Java Performance Monitoring : First Metrics
During your professional life (as developer), you get a lot of features to implement, lots of bugs to fix, but sometimes, when you are not expecting, one of those hard blockers hit your application in it’s heart – performance issues. You start to think about the application design, digging around, trying to understand the source the fastest you can.
Stop. Take a deep breath and let’s go.
Good metrics you should look for:
- CPU Utilisation (kernel vs user), when your facing a CPU intense computation you’ll see a great user CPU utilisation. When you have a lot of thread control or shared resource access control, you’ll see a great kernel percentage using your CPU.
- Scheduler Run Queue, this metric is good to understand how saturated the system is. This queue holds threads ready to execute. If this value is 4 times greater than the number of virtual processors that something you should be really be worried about (too much threads, bad system responsiveness), this is the kind of values you don’t want to reproduce. If the size is greater than the number of virtual processors continuously you should be looking to reduce it.

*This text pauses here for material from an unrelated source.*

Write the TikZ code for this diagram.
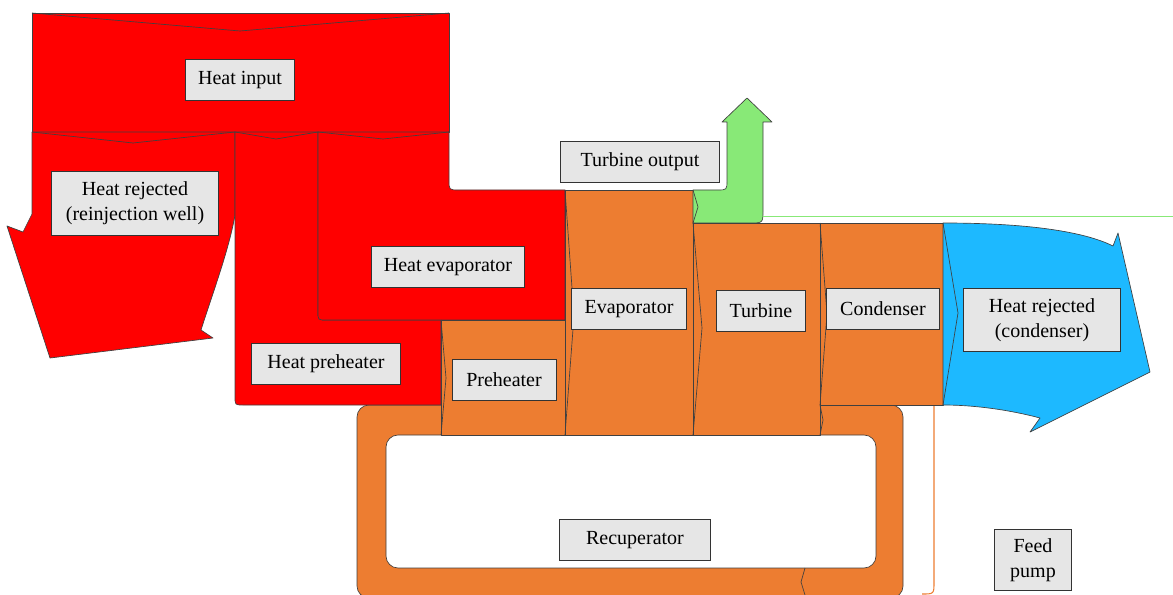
\documentclass[tikz,border=0pt]{standalone}
\usepackage{fontspec}
\setmainfont{Liberation Serif}
\newfontfamily\lblfont{Liberation Serif}
\definecolor{heatred}{HTML}{FF0000}
\definecolor{cycleorange}{HTML}{ED7D31}
\definecolor{workgreen}{HTML}{88E977}
\definecolor{coolblue}{HTML}{1DB9FF}
\definecolor{boxgray}{HTML}{E6E6E6}
\begin{document}
\begin{tikzpicture}[x=0.75pt, y=-0.75pt,
    flow/.style  = {draw=black!75, line width=0.5pt, line join=round},
    heat/.style  = {flow, fill=heatred},
    cyc/.style   = {flow, fill=cycleorange},
    seam/.style  = {draw=black!75, line width=0.5pt, line join=round}
  ]
  \tikzset{lbl/.style={draw=black!80, fill=boxgray, line width=0.6pt, inner sep=2pt,
    minimum height=31pt, align=center, font=\lblfont\fontsize{15}{18.5}\selectfont}}
  \useasboundingbox (0,0) rectangle (1173,595);
  \path[cyc, even odd rule, rounded corners=9pt]
    (357,405) rectangle (903,598)
    (386,435) rectangle (876,568);
  \draw[seam] (805,568) -- (801,582) -- (805,595);
  \draw[heat] (32,13) rectangle (449,132);
  \draw[seam] (32,13) -- (240,31) -- (449,13);
  \draw[heat] (32,132) -- (32,214) -- (23,232) -- (7,226) -- (50,358) -- (213,338)
    -- (201,330) .. controls (212,295) and (229,250) .. (235,215) -- (235,132) -- cycle;
  \draw[seam] (32,132) -- (133,143) -- (235,132);
  \draw[heat] (235,132) -- (235,397) .. controls (235,405) .. (243,405) -- (441,405)
    -- (441,320) -- (326,320) .. controls (318,320) .. (318,312) -- (318,132) -- cycle;
  \draw[seam] (235,132) -- (276,139) -- (318,132);
  \draw[heat] (318,132) -- (318,312) .. controls (318,320) .. (326,320) -- (565,320)
    -- (565,190) -- (459,190) .. controls (449,190) .. (449,180) -- (449,132) -- cycle;
  \draw[seam] (318,132) -- (383,139) -- (449,132);
  \draw[cyc] (441,320) rectangle (565,435);
  \draw[seam] (441,320) -- (446,378) -- (441,435);
  \draw[cyc] (565,190) rectangle (693,435);
  \draw[seam] (565,190) -- (574,316) -- (565,435);
  \draw[cyc] (693,223) rectangle (820,435);
  \draw[seam] (693,223) -- (702,328) -- (693,435);
  \draw[cyc] (820,223) rectangle (943,405);
  \draw[seam] (820,223) -- (827,314) -- (820,405) -- (823,420) -- (820,435);
  \draw[flow, fill=workgreen] (693,190) -- (717,190) .. controls (727,190) .. (727,180)
    -- (727,122) -- (722,122) -- (747,98) -- (772,122) -- (763,122) -- (763,210)
    .. controls (763,223) .. (750,223) -- (693,223) -- cycle;
  \draw[seam] (693,190) -- (698,207) -- (693,223);
  \draw[workgreen, line width=0.6pt] (763,216) -- (1173,216);
  \draw[flow, fill=coolblue] (943,223) .. controls (1030,223) and (1085,232) .. (1113,246)
    -- (1118,233) -- (1150,372) -- (1030,432) -- (1040,418)
    .. controls (1010,410) and (975,405) .. (943,405) -- cycle;
  \draw[seam] (943,223) -- (958,313) -- (943,405);
  \draw[cycleorange, line width=0.8pt] (934,406) -- (934,582) .. controls (934,594) .. (922,594);
  \node[lbl, minimum width=82pt]  (heatin)   at (240,80)  {Heat input};
  \node[lbl, minimum width=125pt, minimum height=48pt] (rejwell) at (135,203)
    {Heat rejected\\(reinjection well)};
  \node[lbl, minimum width=115pt] (heatevap) at (448,267) {Heat evaporator};
  \node[lbl, minimum width=112pt] (heatpre)  at (326,364) {Heat preheater};
  \node[lbl, minimum width=78pt]  (pre)      at (504,380) {Preheater};
  \node[lbl, minimum width=86pt]  (evap)     at (629,309) {Evaporator};
  \node[lbl, minimum width=67pt]  (turb)     at (761,311) {Turbine};
  \node[lbl, minimum width=85pt]  (cond)     at (883,309) {Condenser};
  \node[lbl, minimum width=118pt, minimum height=47pt] (rejcond) at (1042,320)
    {Heat rejected\\(condenser)};
  \node[lbl, minimum width=119pt] (turbout)  at (640,162) {Turbine output};
  \node[lbl, minimum width=113pt] (recup)    at (635,540) {Recuperator};
  \node[lbl, minimum width=58pt, minimum height=46pt] (pump) at (1033,560) {Feed\\pump};
\end{tikzpicture}
\end{document}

- Memory Utilisation, be aware of memory swapping. If you observe anything greater than zero that something to worry about.
- Lock contention. In Java applications this is an hard metric to get, there is an operation used to get an approximated value: (csw – icsw) * 80000 / CPU frequency. If this gives you something greater than 3-5% you should then be worried about the overload of synchronisation between threads in your application and try to reduce it.
- Network utilisation, here you can easily figure it out whether the network is your bottleneck or not.
- Disk I/O utilisation, another good metric to understand whether the performance issue is related with the infrastructure or not.
So, basically, this is an initial list to look for, focused on multithreaded applications. But still valid for single threaded applications. Most of all, the most important this is to make decisions based on good interpretation of monitoring data.